Japan’s computer giant Fujitsu and Riken, the country’s largest research institute, have begun field-testing a prototype CPU for a next-generation supercomputer they believe will take the country back to the leading position in global rankings of supercomputer might.
The next-generation machine, dubbed the Post-K supercomputer, follows the two collaborators’ development of the 8 petaflops K supercomputer that commenced operations for Riken in 2012, and which has since been upgraded to 11 petaflops in application processing speed.
Now the aim is to “create the world’s highest performing supercomputer,” with “up to one hundred times the application execution performance of the K computer,” Fujitsu declared in a press release on 21 June. The plan is to install the souped-up machine at the government-affiliated Riken around 2021.
If the partners achieve those execution speeds, that would place the Post-K machine in exascale territory (one exaflops being a billion billion floating point operations a second).
To do this, they have replaced the SPARC64 VIIIfx CPU powering the K computer with the Arm8A-SVE (Scalable Vector Extension) 512-bit architecture that’s been enhanced for supercomputer use, and which both Fujitsu and Riken had a hand in developing.
The new design runs on CPUs with 48 cores plus 2 assistant cores for the computational nodes, and with 48 cores plus 4 assistant cores for the I/O and computational nodes. The system structure uses 1 CPU per node, and 384 nodes make up one rack.
For strategic reasons, neither Fujitsu nor Riken will reveal how many nodes they are targeting with the Post-K. However, Satoshi Matsuoka, director of the Riken Center for Computational Sciences in Kobe, says, “It will be the largest Arm system in the world and in fact, likely the largest supercomputer in the world.”
For system interconnection, Fujitsu is employing its Tofu 6D Mesh/Torus topology originally created for the K computer.
Besides the adoption of a new CPU, several other key technologies are behind the Post-K’s ramp up in execution speed, says Matsuoka. Memory bandwidth has been increased by “more than an order of magnitude,” and network bandwidth has also significantly increased.

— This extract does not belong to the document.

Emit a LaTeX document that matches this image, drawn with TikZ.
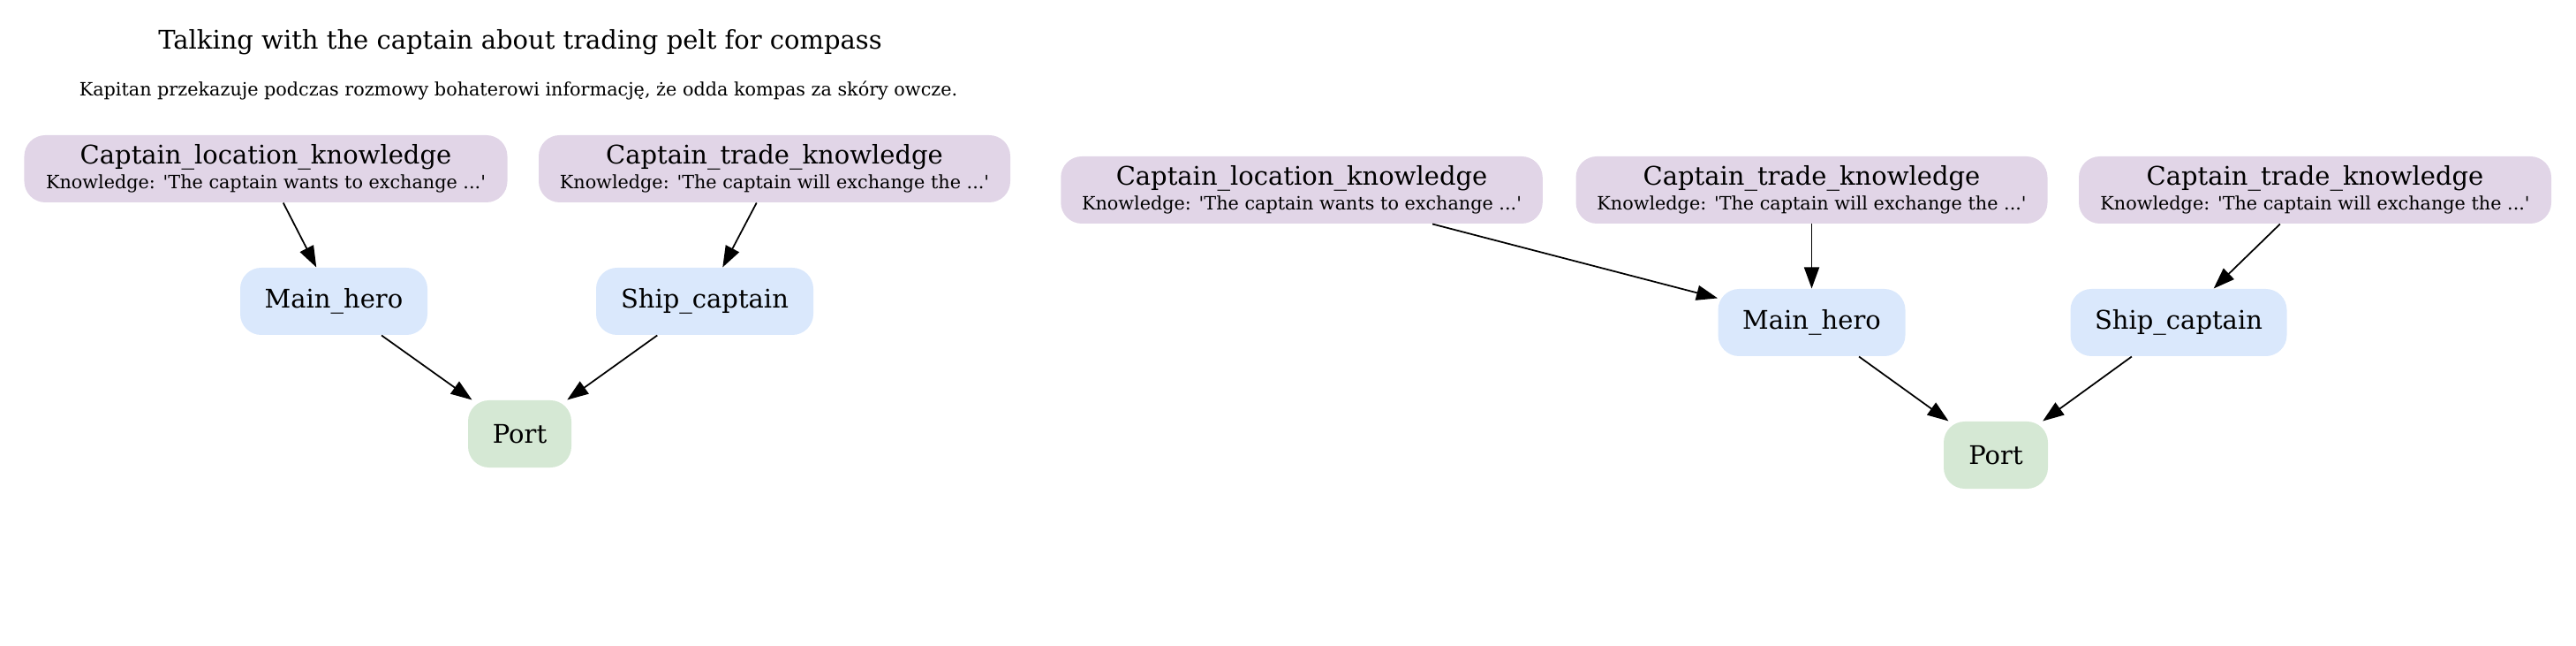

In addition, Fujitsu has enhanced the double-precision arithmetic performance of that found on the K computer. And to increase application versatility, it has also added support for half-precision floating-point arithmetic that reduces memory loads in applications like AI, where lower precision is acceptable, explains Koji Uchikawa, in Fujitsu’s business strategy and development division.
As well as adopting the Arm instruction-set architecture, Fujitsu worked with Arm Limited, the Cambridgeshire, England–based company that develops and licenses Arm technology, to implement new instructions for the scalable vector extension.
Moreover, Fujitsu has developed its own microarchitecture for the chip. Whereas a processor’s instruction-set architecture interfaces between the hardware and software to provide instructions to the processor, it does not define the chip’s internal structure. Rather, that is the job of the microarchitecture, and because it directly impacts the processor’s performance, Fujitsu believes this will be an important differentiating factor in its favor.
Riken and Fujitsu see several other advantages in adopting the new architecture, not least the design’s inherent power-saving features, such as power knobs that dial down the power in certain elements of the CPU when they are not needed. Consequently, Fujitsu is claiming a power consumption of just 30 to 40 megawatts compared to the K computer’s 12.7 MW—despite the Post-K’s target of delivering up to a hundredfold increase in application processing speed.
Both Fujitsu and Riken say they also intend to leverage Arm’s large software ecosystem. “We, Fujitsu, and other collaborators will drive the Arm ecosystem in the high-end server space,” says Riken’s Matsuoka. This, he adds, will help contribute to any commercial success Fujitsu has “in selling not only their systems but also the chip to external companies.”
At the same time, Fujitsu “will provide a compatible performance balance with the K computer so that current applications can be migrated after recompiling,” says Uchikawa.
But the supercomputer race is nothing if not a game of hopscotch.
For the first time in six years, the United States has just regained the top slot in global rankings of supercomputer performance with the newly installed Summit supercomputer in Oak Ridge National Laboratory, in Tennessee. According to June’s TOP500 assessment, Summit achieved a performance of 122.3 petaflops, bumping China’s Sunway to second place with a performance of 93 petaflops. Lawrence Livermore National Laboratory’s Sierra came in third with 71.6 petaflops.
So when the Post-K comes online around 2021, it will find no shortage of competitors vying for the leading position. Nevertheless, Riken’s Matsuoka brushes aside such comparisons. “Catalog flops is not our concern. For most applications, Post-K will likely exhibit the fastest time-to-solution and utmost scalability due to its brilliant memory and network bandwidths, as well as an outstanding power-efficient design.”
No doubt it won’t be long before competitors beg to differ.